Tuesday, February 1, 2011

More on health care

There was an excellent question asked about my post on health care. The question was, "should children be required to have health care? I agree about adults b/c they (are) old enough to make that choice but what about a child?"

(The person asking was a friend I've known since high school. She's bright and wonderful, but I didn't ask her first, so I've left out her name.) 
(By the way, why does everyone who comes here from Facebook go back to Facebook to comment? Just wondering.)

Should children be required to have health care? There are two parts to this question, one being 'should children have health care' and the other being 'should the government require it'. We'll tackle the second question first, because it's easier. 
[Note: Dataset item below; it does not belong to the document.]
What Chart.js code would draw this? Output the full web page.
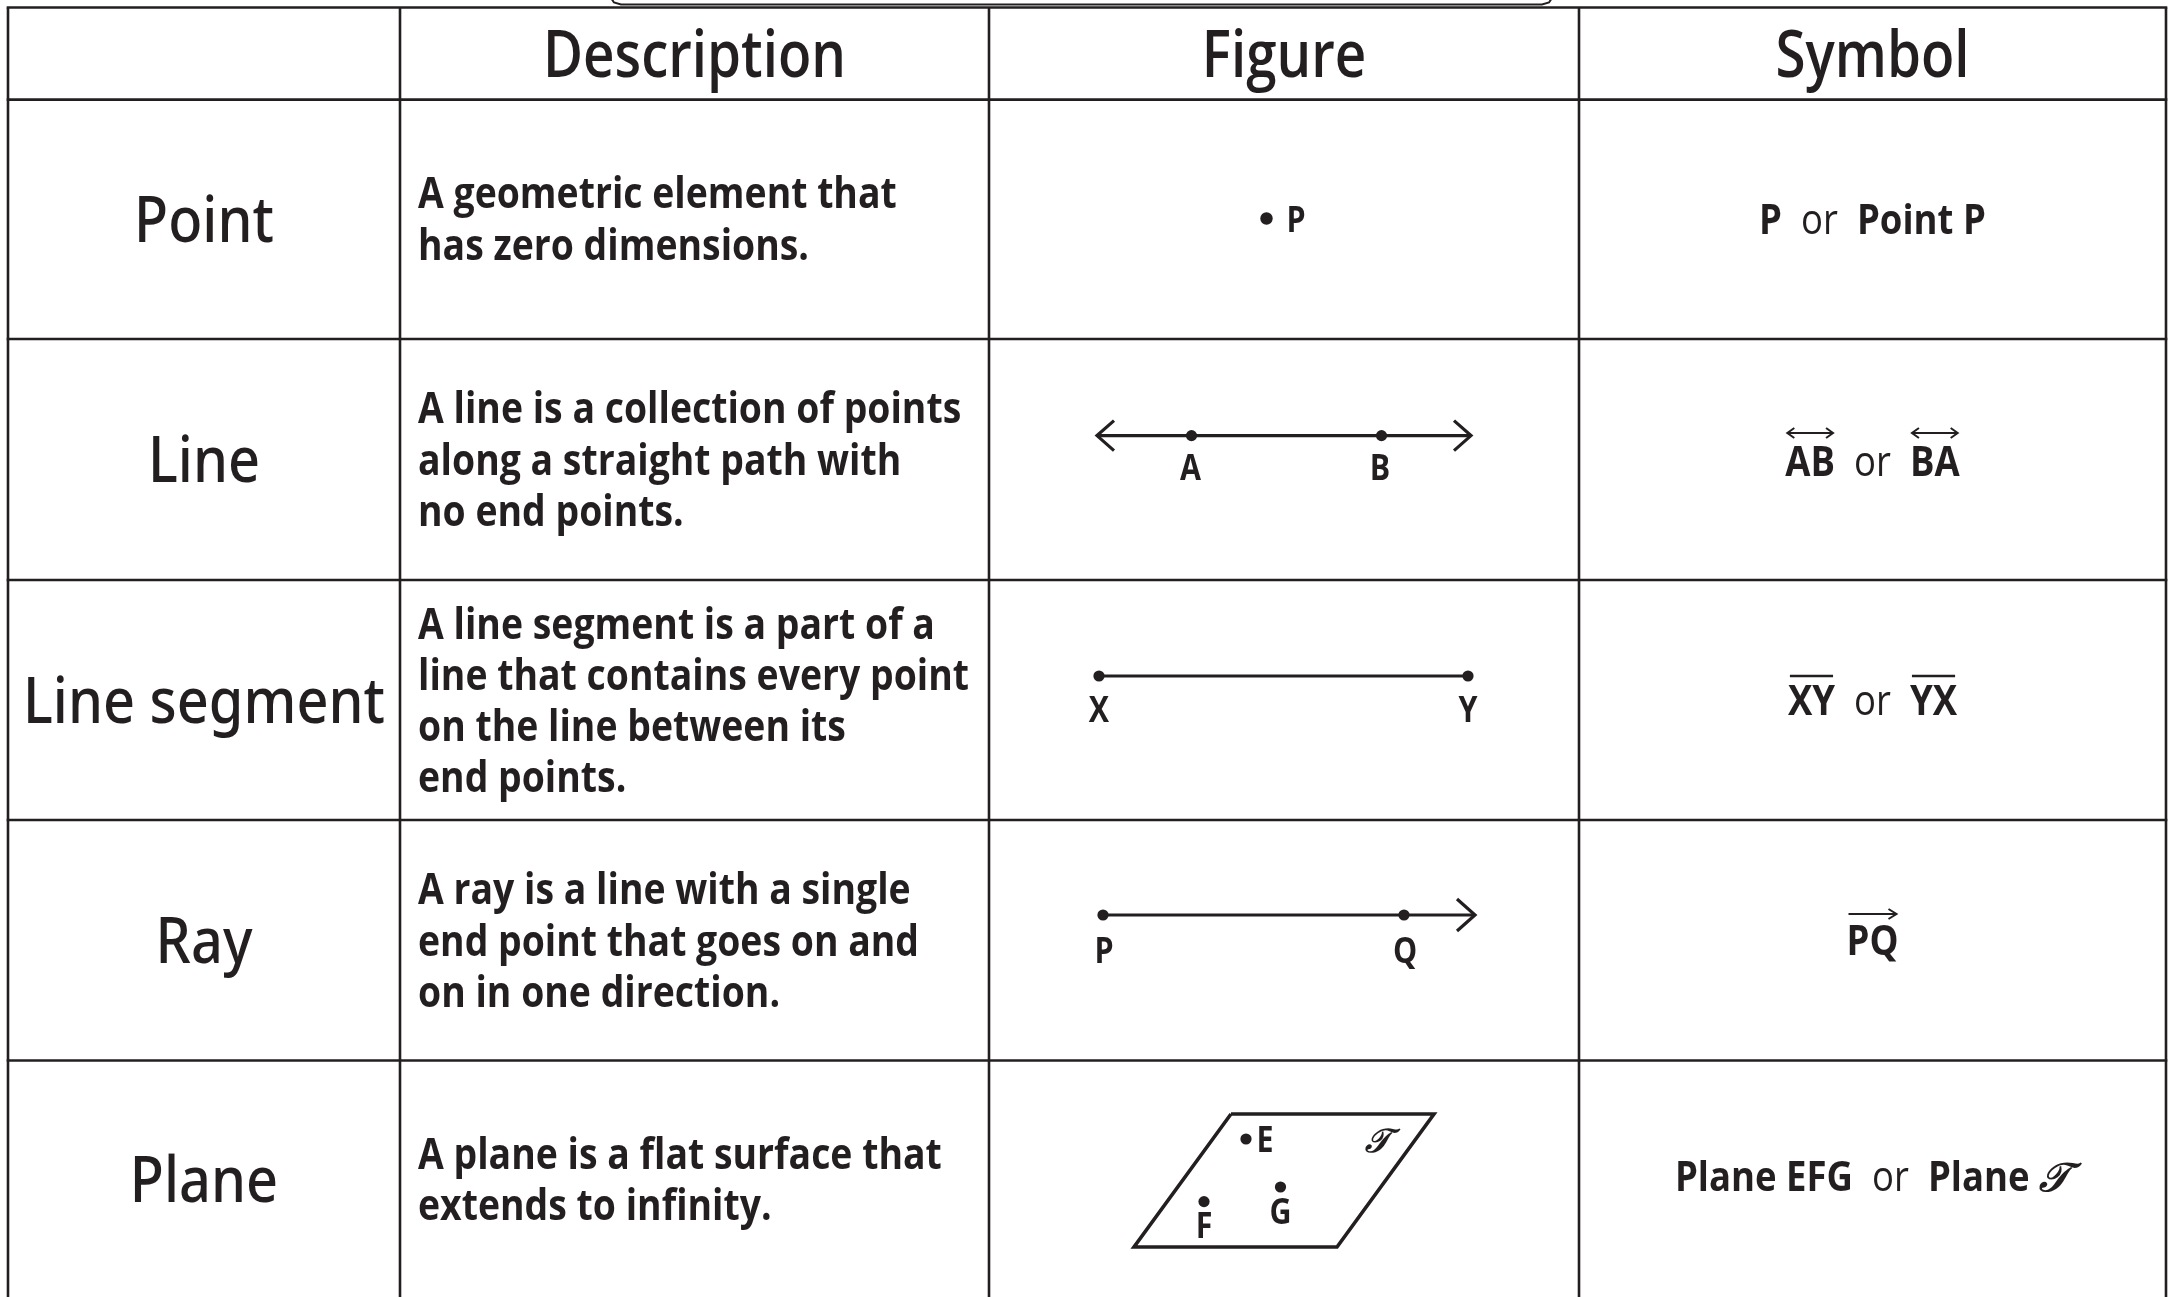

Nowhere in the Constitution, or in any of the Amendments, is Congress granted the power to compel citizens into commerce. (Haven't read the Constitution lately? Read it here.) Our government can't make us buy health insurance any more than it can make us buy anything else, whether we should have it or not. 

A snippet from a Huffington Post article:

Vinson agreed that lawmakers lack the power to penalize citizens for not doing something. He compared the provision to requiring people to eat healthful food.

"Congress could require that people buy and consume broccoli at regular intervals," he wrote, "Not only because the required purchases will positively impact interstate commerce, but also because people who eat healthier tend to be healthier and are thus more productive and put less of a strain on the health care system."
I suppose the broccoli-eating example is a bit far-fetched, but I don't see why the government couldn't require that you buy broccoli. And a gym membership, since that would promote wellness as well. 

Let me be clear, I believe having health insurance is smart. I think most people should buy it. I also think people should give 10% of their income to charity. Just think of all the good that could be done with that 10%.. it would certainly 'promote the General Welfare'. But I can't make people do it. That would be wrong.

Here is another quote, from the same article:

Defenders of the law said that analogy (about broccoli) was flawed. Insurance can't work if people are allowed to opt out until they need medical attention. Premiums collected from many who are healthy pay the cost of care for those who get sick. Since the uninsured can get treated in the emergency room, deciding not to get coverage has consequences for other people who act prudently do buy coverage.

I think the question here is simple. Why on earth are people without insurance permitted to get free ER care? I certainly think anyone in an emergency situation should be treated, regardless of insurance coverage. Just send them a bill afterward. 

Let's compare health insurance to renter's insurance. We rent our home, currently, and we've taken out a policy that will pay to replace our belongings in the event of a fire, flood, or some other disaster. That was a smart thing to do. It's something all renters should do. But if we don't, that's our business. It's also our bill if the house were to burn down. The government does not and can not require us to insure our couch and TV. Even if we really should.

Congress does have the power to raise taxes to "promote the General Welfare". It is conceivable, then, that Congress could raise taxes to pay for health insurance for everyone in the country, if that was seen as promoting the welfare of all citizens. I'd like to see a politician vote for that tax hike. 

Missed the first part of this topic? Find it here. For my answer to the second question - Should children have health coverage - go here.  


  1. My apologies that this post looks so terrible - the spacing is all off, but I'm tired, the kids have been sick and my HTML editing is dreadful.

    Hope you get the drift anyway.

  2. Okay you have made me stop and think. Yes, I get your drift. However, there are many countries around the world that provide free health care and better health care than we are buying. Don't you think the Government should provide for at least the children (under 18) so that they can get yearly check-ups,needed shots,and other medical visits?

  3. Ok, I tried to answer your question in the post "What about the Children?". Hope that explains where I'm coming from.

    I would love, however, to know which countries provide free health care that is better than what we are buying.

  4. I am anxious to read your next post, Brieanna, but I can answer your question. I believe the answer is "None". Perhaps because I haven't lived in a socialist country I would be told otherwise and that I don't know what I'm speaking about, but the healthcare provided by those other countries certainly isn't free when many of them pay taxes of 40% or more to the government to pay for their "free" healthcare. Moreover, those countries are still going broke because they can't pay for it and the care gets worse and worse....

  5. Without the time to go into more detail right now, I'll only add that the government does require that people purchase auto insurance. These laws have been upheld in court as the health care law will most likely be.

    The constitutional basis for this law comes from both the necessary and proper clause (congress has the power to enact laws that provide for the general Welfare of the country), and the commerce clause (regulating commerce between the states).

    Desirability of the law aside, it's unlikely Vinson's decision will be upheld. There is some question about the direction of this current Court, but striking down this law would be a significant departure from past precedent and an incredible act of judicial activism.